Zainteresowania

Każdy mężczyzna powinien posiadać zainteresowania, z dwóch bardzo ważnych powodów. Po pierwsze, umożliwia to poszerzanie kręgu znajomości, a co za tym idzie, zwiększa możliwości znalezienia nowej pracy (nawet jeśli ktoś teraz jest zatrudniony i wydaje mu się, że nic tego nie zmieni, kto wie, co będzie za pół roku?), poznania przyszłej partnerki, nawiązywania kolejnych znajomości.

Drugi powód, kobiety. Musi być coś, co mężczyznę w jakiś sposób wyróżni z tłumu, co sprawi, że będzie wyjątkowy. Patrzę teraz na moich znajomych na facebooku, tych, którzy mają szczęśliwe związki.

Znajomy, któremu znalazłem dziewczynę, ma kilkadziesiąt pucharów z ukończonych maratonów, do tego godzinami może gadać o filozofii, planuje napisanie książki. Drugi to muzyk, robiący obecnie doktorat z instrumentów średniowiecznych. Dwóch pisarzy, co prawda początkujących, ale jednak. Gość naprawdę nieźle grający na gitarze. Ultramaratończyk z odznaką przewodnika górskiego. Drugi przewodnik, połowa jego ściany to zdjęcia z wypraw w różne zakątki świata. Wegetarianie. Popieprzeni ekolodzy. Sportowcy. Rysownicy. Muzycy amatorzy. Amatorzy fotografii. W zasadzie nie znam faceta, który jest w związku nie ma zainteresowań.

A teraz pora na mały eksperyment społeczny. Proszę wejść na dowolne forum „przegrywów”, mężczyzn którzy „nie mają szczęścia do kobiet” i zapytać, jakie są ich zainteresowania, hobby. Co się dowiemy? Że zajmują się grami komputerowymi, albo że ich „hobby” to programowanie. Nie, programowanie czy język obcy to nie jest hobby, tylko zawód. Seriale to nie hobby, tylko sposób spędzania czasu. Nawet siłownia nie jest hobby, tylko elementem dbania o własne ciało, podobnie jak mycie zębów czy czesanie się, chyba że ktoś faktycznie coś w tym osiągnął. A na pytanie, czemu są samotni, pojawia się dziesięć tysięcy powodów, żaden jednak nie będzie tym prawdziwym: że są nudni jak dupa słonia. Nie wyobrażam sobie kobiety, która na pytanie koleżanek „a co robi twój facet?”, odpowiada „gra w gry i pisze na forum”.

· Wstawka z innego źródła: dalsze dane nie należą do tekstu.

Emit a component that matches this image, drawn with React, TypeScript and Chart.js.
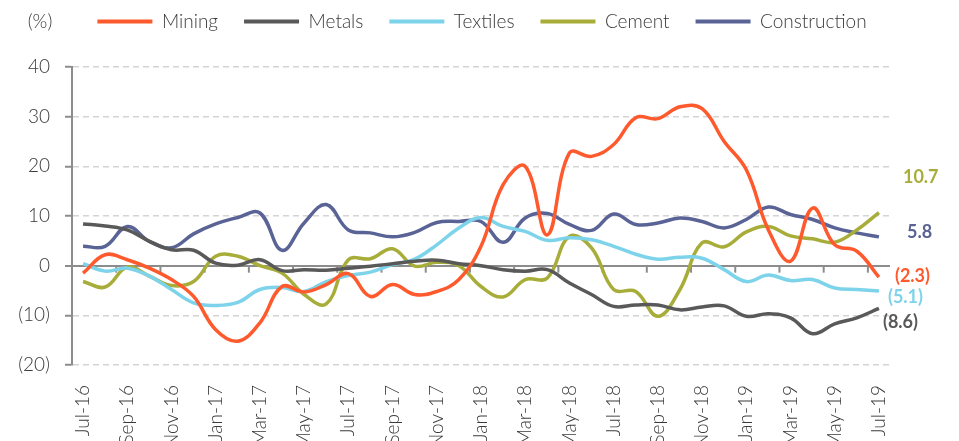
import React, { useEffect, useRef } from 'react';
import { Chart, registerables } from 'chart.js';
Chart.register(...registerables);

const months: string[] = [
  'Jul-16','Aug-16','Sep-16','Oct-16','Nov-16','Dec-16','Jan-17','Feb-17','Mar-17','Apr-17','May-17','Jun-17',
  'Jul-17','Aug-17','Sep-17','Oct-17','Nov-17','Dec-17','Jan-18','Feb-18','Mar-18','Apr-18','May-18','Jun-18',
  'Jul-18','Aug-18','Sep-18','Oct-18','Nov-18','Dec-18','Jan-19','Feb-19','Mar-19','Apr-19','May-19','Jun-19','Jul-19'
];

const mining: number[] = [-1.5, 2.2, 1.2, -0.5, -2.8, -6.2, -12.9, -15.2, -11.5, -4.2, -5.3, -3.8, -1.6, -6.2, -3.8, -5.8, -5.2, -2.8, 3.9, 16.3, 20.0, 6.2, 22.7, 22.0, 24.4, 29.8, 29.6, 32.0, 31.6, 25.0, 19.3, 7.2, 0.9, 11.6, 4.2, 2.9, -2.3];
const metals: number[] = [8.4, 8.0, 7.2, 4.9, 3.2, 3.1, 0.5, 0.1, 1.2, -1.0, -0.8, -0.9, -0.5, -0.1, 0.4, 0.9, 1.1, 0.4, 0.0, -0.8, -1.1, -0.8, -3.5, -5.8, -8.2, -7.9, -7.9, -8.9, -8.3, -8.1, -10.2, -9.7, -10.5, -13.7, -11.7, -10.5, -8.6];
const textiles: number[] = [0.4, -1.1, -0.5, -2.1, -4.8, -7.5, -8.0, -7.4, -4.8, -4.4, -5.2, -3.2, -2.0, -1.3, 0.2, 1.3, 4.2, 7.6, 9.7, 7.9, 6.9, 5.1, 5.6, 5.2, 3.9, 2.3, 1.3, 1.7, 1.5, -0.8, -3.2, -1.9, -3.0, -2.8, -4.5, -4.8, -5.1];
const cement: number[] = [-3.2, -4.3, -0.3, -2.1, -4.0, -3.2, 1.9, 1.9, 0.0, -1.5, -5.8, -7.7, 1.2, 1.4, 3.4, -0.1, 0.7, 0.0, -4.2, -6.3, -2.8, -2.5, 5.9, 3.6, -4.8, -5.2, -10.2, -4.8, 4.6, 3.8, 6.8, 7.9, 6.0, 5.4, 4.7, 7.2, 10.7];
const construction: number[] = [3.9, 3.9, 7.9, 4.9, 3.6, 6.4, 8.4, 9.7, 10.6, 3.1, 8.6, 12.3, 7.2, 6.6, 5.8, 6.7, 8.7, 8.9, 8.9, 4.7, 9.6, 10.5, 8.3, 7.1, 10.4, 8.3, 8.6, 9.6, 8.9, 7.6, 9.3, 11.8, 10.3, 9.3, 7.6, 6.6, 5.8];

const seriesNames: string[] = ['Mining', 'Metals', 'Textiles', 'Cement', 'Construction'];
const seriesValues: number[][] = [mining, metals, textiles, cement, construction];
const seriesColors: string[] = ['#FF5A2D', '#595959', '#7DD3EA', '#A7AD38', '#5A6395'];
// end-label offsets relative to the last point (style only)
const endLabelOffsets: [number, number][] = [[16, -1], [4, 14], [9, 6], [24, -35], [28, -5]];

const yTicks: number[] = [-20, -10, 0, 10, 20, 30, 40];

const FONT = 'Lato, "Open Sans", sans-serif';
const GRAY = '#8c8c8c';
const TEXT = '#3a3a3a';

const fmt = (v: number) => (v < 0 ? `(${Math.abs(v).toFixed(1)})` : v.toFixed(1));

export default function App() {
  const ref = useRef<HTMLCanvasElement>(null);
  useEffect(() => {
    const legendSpacer = {
      id: 'legendSpacer',
      beforeInit(chart: any) {
        const orig = chart.legend.fit;
        chart.legend.fit = function () {
          orig.call(this);
          this.height = 81;
        };
      },
      afterLayout(chart: any) {
        chart.legend.left += 33;
        chart.legend.right += 33;
      },
    };
    const decorations = {
      id: 'decorations',
      beforeDatasetsDraw(chart: any) {
        const { ctx, scales } = chart;
        const xs = scales.x, ys = scales.y;
        const y0 = ys.getPixelForValue(0);
        ctx.save();
        ctx.strokeStyle = GRAY;
        ctx.lineWidth = 2;
        for (let i = 1; i < months.length - 1; i += 2) {
          const px = (xs.getPixelForValue(i) + xs.getPixelForValue(i + 1)) / 2;
          ctx.beginPath();
          ctx.moveTo(px, y0);
          ctx.lineTo(px, y0 + 7);
          ctx.stroke();
        }
        ctx.restore();
      },
      afterDatasetsDraw(chart: any) {
        const { ctx } = chart;
        ctx.save();
        ctx.font = `bold 18px ${FONT}`;
        ctx.textAlign = 'left';
        ctx.textBaseline = 'middle';
        seriesValues.forEach((vals, d) => {
          const meta = chart.getDatasetMeta(d);
          const pt = meta.data[vals.length - 1];
          const [dx, dy] = endLabelOffsets[d];
          ctx.fillStyle = seriesColors[d];
          ctx.fillText(fmt(vals[vals.length - 1]), pt.x + dx, pt.y + dy);
        });
        ctx.font = `300 19px ${FONT}`;
        ctx.fillStyle = TEXT;
        ctx.textAlign = 'center';
        ctx.fillText('(%)', 32, 14);
        ctx.restore();
      },
    };

    const chart = new Chart(ref.current!, {
      type: 'line',
      data: {
        labels: months,
        datasets: seriesNames.map((name, i) => ({
          label: name,
          data: seriesValues[i],
          borderColor: seriesColors[i],
          backgroundColor: seriesColors[i],
          borderWidth: 3.5,
          pointRadius: 0,
          tension: 0.4,
          fill: false,
        })),
      },
      options: {
        animation: false,
        responsive: true,
        maintainAspectRatio: false,
        layout: { padding: { top: -22, right: 61, left: 0, bottom: 0 } },
        plugins: {
          tooltip: { enabled: false },
          legend: {
            position: 'top',
            align: 'center',
            labels: {
              boxWidth: 55,
              boxHeight: 4,
              padding: 26,
              color: TEXT,
              font: { family: FONT, size: 19, weight: '300' },
              generateLabels: (c: any) =>
                c.data.datasets.map((ds: any, i: number) => ({
                  text: ds.label,
                  fillStyle: ds.borderColor,
                  strokeStyle: ds.borderColor,
                  lineWidth: 0,
                  hidden: false,
                  datasetIndex: i,
                  fontColor: TEXT,
                })),
            },
          },
        },
        scales: {
          x: {
            offset: true,
            grid: { display: false },
            border: { display: false },
            ticks: {
              autoSkip: false,
              maxRotation: 90,
              minRotation: 90,
              padding: 12,
              color: TEXT,
              font: { family: FONT, size: 19, weight: '300' },
              callback: (_v: any, idx: number) => (idx % 2 === 0 ? months[idx] : ''),
            },
            afterFit: (s: any) => { s.height = 76; },
          },
          y: {
            min: -20,
            max: 40,
            afterBuildTicks: (s: any) => { s.ticks = yTicks.map((v) => ({ value: v })); },
            grid: {
              color: (c: any) => (c.tick && c.tick.value === 0 ? GRAY : '#d4d4d4'),
              lineWidth: (c: any) => (c.tick && c.tick.value === 0 ? 2 : 1.5),
              drawTicks: true,
              tickLength: 7,
              tickColor: GRAY,
              tickWidth: 2,
              tickBorderDash: [],
            },
            border: {
              display: true,
              color: GRAY,
              width: 2,
              dash: (c: any) => (c.tick && c.tick.value !== 0 ? [6, 4] : []),
            },
            ticks: {
              padding: 15,
              color: TEXT,
              font: { family: FONT, size: 19, weight: '300' },
              callback: (v: any) => (Number(v) < 0 ? `(${Math.abs(Number(v))})` : `${v}`),
            },
            afterFit: (s: any) => { s.width = 64; },
          },
        },
      },
      plugins: [legendSpacer, decorations],
    } as any);
    return () => chart.destroy();
  }, []);

  return (
    <div style={{ width: 943, height: 433, position: 'relative' }}>
      <canvas ref={ref} />
    </div>
  );
}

„Ale ja próbowałem, nic mnie nie interesuje!”. No cóż… wyłącz komputer. To bardzo brutalna prawda. Takie osoby nie mają zainteresowań, bo cały swój wolny czas poświęcają na klikanie, wszystkie połączenia w mózgu typu „kara – nagroda” są zarezerwowane dla aktywności związanych z internetem. Gry czy portale społecznościowe są stworzone po to, by uzależniać, by być miejscami, gdzie człowiek czuje się dobrze. Gdzie może udawać, że się realizuje. Uzależnienie od internetu nie różni się od innych uzależnień, alkoholicy czy marihuaniści też nie spędzają zazwyczaj wolnego czasu w sposób twórczy, po co, skoro mogą to zastąpić chemią.

Wyłącz komputer i wyjdź z domu. Będzie oczywiście ciężko, będzie ciągnęło by wrócić, ale po jakimś czasie z tej potwornej nudy zaczniesz rozglądać się za jakimś zajęciem. Dopóki alternatywą będzie uzależniające klikanie, wszystko inne będzie wydawać się szare i nieciekawe. Serio, internet jest tym powodem, dla którego nie możecie znaleźć wartościowych zajęć poza nim.

I to chyba tyle, cóż więcej można w tym temacie napisać. Każdy jest inny, każdy znajdzie swoją sferę gdzie może się realizować. Czy raczej kilka sfer, warto mieć kilka takich zajęć. I dobrze by było, żeby umożliwiały w jakiś sposób interakcję z innymi ludźmi.